Friday, June 8, 2018

#autisticdarkweb: A promising twitter hashtag and crusade against neurodiversity

Neurodiversity proponents have been very effective in getting their message across and influencing policy making, both in the federal government and private sector organizations. As I've noted in this blog, there have been several anti-cure autistic public members of the interagency autism coordinating committee, which provides policy recommendations on autism to the federal government.  There have been zero pro-cure autistic members appointed, despite the fact that pro-treatment, pro-cure autists, Jake Crosby and Roger Kulp were nominated and turned down. Autism Speaks is out of the autism curing and prevention business, and they no longer regard autism as a "global health crisis". Stephen Shore and Valerie Paradiz, two anti-cure autistics, have been appointed to their board of directors.

One of the reasons for neurodiversity's clout is the massive numbers of them who write prolifically on social media, particularly twitter. Twitter provides the use of hash tags, which can go viral and reach enough people if done effectively. In the past, the ND's have used #actuallyautistic and #actuallyatypical as hash tags. When the ND's were offended by a project Autism Speaks funded entitled #Mssng, to find missing genes in autism disorders, they countered this with angry tweets and the hashtag #notmssng. One of their most effective hashtags was #don'tcombatme, which was in response to the combating autism act whose name they didn't like. Congress responded by renaming the law to something less offensive to the NDs.

For years, it seemed that I was a figurative diamond in the rough. For a time, as far as I could tell, there were no other autistic people who were attempting to refute this horrid philosophy other than your humble blogger. The anti-cure, pro-neurodiversity continued to use "the royal we" (We don't want to be cured, etc.).  I was told by one ND that I was "the exception to the rule".  Another told me that of all the autistic persons she'd encountered on the internet, I was the only one who opposed neurodiversity and did not want a cure.  A few autistics wrote me or signed my guestbook on my website, stating they were glad to see me pontificate my views among the plethora of neurodiversity blogs and writings on the web.  However, these individuals mostly did not have the inclination to write blog posts or refute the ND tenets anywhere online. 

Recently, this trend has started to change and there's been a slow growth of autistics who see the problems with neurodiversity.  Writers Tom Clements, Gwen Kansen, and Twilah Hiari have written unfavorable pieces about neurodiversity.  Anorther writer, and twitter user Jonathan Ferguson (AKA One-Tongued Johnny and Wallace Runnymeade) has also spoken out against neurodiversity.  Yuval Levental is another individual who occasionally contributes to the discourse about this loathesome movement and the problems associated with it.  One-Tongued Johnny started a #neurodiversityishistory hashtag, but it's use was noneffective and ephemeral.  

Lately, there's a new kid in town, something called the #autisticdarkweb and this is a growing hastag on twitter.  Someone with the twitter handle "TreatingAutism" sums it up in this tweet:

This hashtag seems to be growing lately and I'm grateful there's a small body of people on twitter (now including myself) who will use this hashtag and challenge the ND movement.  Regardless, those of us who don't like neurodiversity still have an uphill battle, but this is still a start.  

5 comments:

John Elder Robison said...

My offer to help you come present your comments before IACC till stands.

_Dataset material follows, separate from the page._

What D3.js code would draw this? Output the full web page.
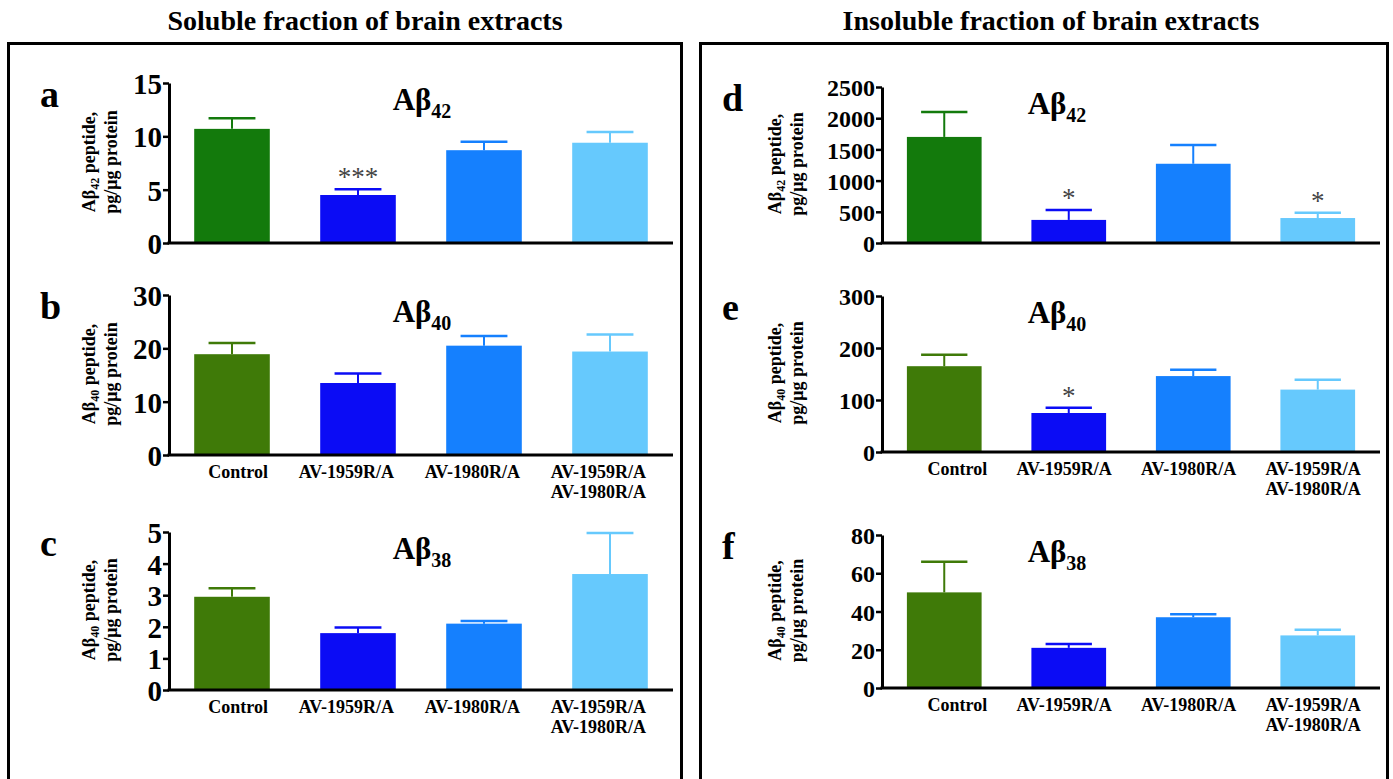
<!DOCTYPE html>
<html>
<head>
<meta charset="utf-8">
<script src="https://cdn.jsdelivr.net/npm/d3@7"></script>
<style>
  body { margin: 0; background: #fff; }
  text { font-family: "Liberation Serif", "Times New Roman", serif; font-weight: bold; }
</style>
</head>
<body>
<svg id="stage" width="1393" height="779"></svg>
<script>
// groups on the x axis (second line after \n)
var groups = ["Control", "AV-1959R/A", "AV-1980R/A", "AV-1959R/A\nAV-1980R/A"];

// soluble fraction
var solA42 = [10.7, 4.5, 8.7, 9.4];
var solA42Err = [1.0, 0.55, 0.8, 1.0];
var solA40 = [18.9, 13.5, 20.5, 19.4];
var solA40Err = [2.1, 1.8, 1.8, 3.2];
var solA38 = [2.95, 1.8, 2.1, 3.67];
var solA38Err = [0.27, 0.18, 0.08, 1.3];

// insoluble fraction
var insA42 = [1700, 370, 1270, 400];
var insA42Err = [400, 160, 300, 85];
var insA40 = [165, 75, 146, 120];
var insA40Err = [22, 10, 12, 19];
var insA38 = [50, 21, 37, 27.5];
var insA38Err = [16, 2, 1.5, 3];

// significance marks
var starsA = ["", "***", "", ""];
var starsD = ["", "*", "", "*"];
var starsE = ["", "*", "", ""];
var noStars = ["", "", "", ""];

// y axis ticks
var ticksA = [0, 5, 10, 15];
var ticksB = [0, 10, 20, 30];
var ticksC = [0, 1, 2, 3, 4, 5];
var ticksD = [0, 500, 1000, 1500, 2000, 2500];
var ticksE = [0, 100, 200, 300];
var ticksF = [0, 20, 40, 60, 80];

var headers = ["Soluble fraction of brain extracts", "Insoluble fraction of brain extracts"];

var greenA = "#137a0c", greenB = "#3f7a08";
var barColors = ["#0b0cf5", "#1580fe", "#66c9fd"];

var svg = d3.select("#stage");

// outer frames + headers
svg.append("rect").attr("x", 8.5).attr("y", 43.5).attr("width", 673).attr("height", 760)
  .attr("fill", "none").attr("stroke", "#000").attr("stroke-width", 3);
svg.append("rect").attr("x", 700.5).attr("y", 43.5).attr("width", 687).attr("height", 760)
  .attr("fill", "none").attr("stroke", "#000").attr("stroke-width", 3);
svg.append("text").attr("x", 365).attr("y", 30).attr("text-anchor", "middle")
  .style("font-size", "28px").text(headers[0]);
svg.append("text").attr("x", 1051).attr("y", 30).attr("text-anchor", "middle")
  .style("font-size", "28px").text(headers[1]);

// panel table built from the arrays above
var panels = [
  {letter: "a", vals: solA42, errs: solA42Err, ticks: ticksA, stars: starsA, sub: "42", ysub: "42", green: greenA,
   x0: 169, x1: 673, y0: 243, y1: 83, side: 0, xlabels: false},
  {letter: "b", vals: solA40, errs: solA40Err, ticks: ticksB, stars: noStars, sub: "40", ysub: "40", green: greenB,
   x0: 169, x1: 673, y0: 455, y1: 295, side: 0, xlabels: true},
  {letter: "c", vals: solA38, errs: solA38Err, ticks: ticksC, stars: noStars, sub: "38", ysub: "40", green: greenB,
   x0: 169, x1: 673, y0: 690, y1: 532, side: 0, xlabels: true},
  {letter: "d", vals: insA42, errs: insA42Err, ticks: ticksD, stars: starsD, sub: "42", ysub: "42", green: greenA,
   x0: 882, x1: 1380, y0: 243, y1: 87, side: 1, xlabels: false},
  {letter: "e", vals: insA40, errs: insA40Err, ticks: ticksE, stars: starsE, sub: "40", ysub: "40", green: greenB,
   x0: 882, x1: 1380, y0: 452, y1: 296, side: 1, xlabels: true},
  {letter: "f", vals: insA38, errs: insA38Err, ticks: ticksF, stars: noStars, sub: "38", ysub: "40", green: greenB,
   x0: 882, x1: 1380, y0: 688, y1: 535, side: 1, xlabels: true}
];

panels.forEach(drawPanel);

function drawPanel(p) {
  var g = svg.append("g");
  var x = d3.scaleBand().domain(groups).range([p.x0, p.x1]).paddingInner(0.4).paddingOuter(0.2);
  var ymax = p.ticks[p.ticks.length - 1];
  var y = d3.scaleLinear().domain([0, ymax]).range([p.y0, p.y1]);
  var colors = [p.green].concat(barColors);
  var data = groups.map(function(k, i) {
    return {key: k, v: p.vals[i], e: p.errs[i], s: p.stars[i], c: colors[i]};
  });

  // error bars (upper only)
  var capW = x.bandwidth() * 0.62;
  var eb = g.selectAll(".err").data(data).enter().append("g").attr("class", "err");
  eb.append("line")
    .attr("x1", function(d) { return x(d.key) + x.bandwidth() / 2; })
    .attr("x2", function(d) { return x(d.key) + x.bandwidth() / 2; })
    .attr("y1", function(d) { return y(d.v); })
    .attr("y2", function(d) { return y(d.v + d.e); })
    .attr("stroke", function(d) { return d.c; }).attr("stroke-width", 2);
  eb.append("line")
    .attr("x1", function(d) { return x(d.key) + x.bandwidth() / 2 - capW / 2; })
    .attr("x2", function(d) { return x(d.key) + x.bandwidth() / 2 + capW / 2; })
    .attr("y1", function(d) { return y(d.v + d.e); })
    .attr("y2", function(d) { return y(d.v + d.e); })
    .attr("stroke", function(d) { return d.c; }).attr("stroke-width", 2.5);

  g.selectAll(".bar").data(data).enter().append("rect")
    .attr("x", function(d) { return x(d.key); })
    .attr("y", function(d) { return y(d.v); })
    .attr("width", x.bandwidth())
    .attr("height", function(d) { return p.y0 - y(d.v); })
    .attr("fill", function(d) { return d.c; });

  g.selectAll(".star").data(data.filter(function(d) { return d.s; })).enter().append("text")
    .attr("x", function(d) { return x(d.key) + x.bandwidth() / 2; })
    .attr("y", function(d) { return y(d.v + d.e) - 3; })
    .attr("text-anchor", "middle")
    .style("font-size", "27px").style("font-weight", "normal").attr("fill", "#444")
    .text(function(d) { return d.s; });

  // y axis
  var yAxis = d3.axisLeft(y).tickValues(p.ticks).tickFormat(d3.format("d"))
    .tickSize(6).tickPadding(1).tickSizeOuter(0);
  var ya = g.append("g").attr("transform", "translate(" + p.x0 + ",0)").call(yAxis);
  ya.attr("font-size", null).attr("font-family", null);
  ya.select(".domain").attr("stroke-width", 3);
  ya.selectAll(".tick line").attr("stroke-width", 2.5);
  ya.selectAll(".tick text").attr("fill", "#000")
    .style("font-size", p.side ? "24px" : "29px").attr("dy", "0.36em");

  // x axis line
  g.append("line").attr("x1", p.x0 - 1.5).attr("x2", p.x1).attr("y1", p.y0).attr("y2", p.y0)
    .attr("stroke", "#000").attr("stroke-width", 3);

  if (p.xlabels) {
    var xl = g.selectAll(".xl").data(groups).enter().append("text")
      .attr("text-anchor", "end")
      .attr("transform", function(d) {
        return "translate(" + (x(d) + x.bandwidth() / 2 + (p.side ? 43 : 36)) + "," + (p.y0 + 23) + ")";
      })
      .style("font-size", "18px");
    xl.each(function(d) {
      var lines = d.split("\n");
      var t = d3.select(this);
      lines.forEach(function(l, i) {
        t.append("tspan").attr("x", 0).attr("dy", i ? 20 : 0).text(l);
      });
    });
  }

  // panel title A beta
  var cx = p.side ? 1057 : 422;
  var tt = g.append("text").attr("x", cx).attr("y", p.y1 + 27).attr("text-anchor", "middle")
    .style("font-size", "31px");
  tt.append("tspan").text("A\u03b2");
  tt.append("tspan").attr("dy", 8).style("font-size", "20px").text(p.sub);

  // panel letter
  g.append("text").attr("x", p.side ? 722 : 40).attr("y", p.y1 + 24)
    .style("font-size", "38px").text(p.letter);

  // y axis title
  var ax = p.side ? 781 : 95;
  var ym = (p.y0 + p.y1) / 2 - 1;
  var yt = g.append("text").attr("transform", "translate(" + ax + "," + ym + ") rotate(-90)")
    .attr("text-anchor", "middle").style("font-size", "18px");
  yt.append("tspan").attr("x", 0).attr("dy", 0).text("A\u03b2");
  yt.append("tspan").attr("dy", 4).style("font-size", "12px").text(p.ysub);
  yt.append("tspan").attr("dy", -4).text(" peptide,");
  yt.append("tspan").attr("x", 0).attr("dy", 22).text("pg/\u03bcg protein");
}
</script>
</body>
</html>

I understand the stress of traveling but it's a sincere offer and with all you write here, you should consider it.

jonathan said...

thanks again for the offer, John, however, I'll pass at this point as I don't believe my presenting to the IACC would accomplish anything at all. I don't believe you and the other public members are even listened to or taken seriously by the federal government and I don't believe anyone testifying before the IACC is listened to and the federal government does anything to act upon their concerns. I don't think I'd accomplish more paying for airfare and hotel in D.C. and speaking than staying at home and writing stuff on my desktop computer on Twitter and my blog would and the latter is sure a lot cheaper, but I'll let you know if I change my mind.

Liz Sedley said...

I absolutely hate the neurodiversity movement. But I don’t blog.

But never feel you’re alone. You’re not. It’s just the neurodiverse movement are winning the marketing war.

jonathan said...

@Liz. yes, I know, but there are more of them active online and in govt lobbying than there are of us, so we're outgunned. I realize there are others and I'm not alone, but it's still an uphill battle and a bit discouraging. Thanks for your comment.

Anonymous said...

There are lot of parents who have severely impaired autistic children who would love a cure for their children. They could possibly present a counter-narrative to the neurodiversity movement. For some reason, though, media don't cover severe autism stories.

I wouldn't force a cure on anyone who didn't want one, but I do think there should be research and there should be a choice. Adults with autism who want a cure should be allowed to seek one. Similarly, parents of children who want a cure should be allowed to seek one, without being vilified.

This issue is similar to cochlear implants for those in the deaf community. Those who would like to hear can get them - those who prefer to stay deaf can choose not to.

But even research toward a cure has been squashed, and that is wrong.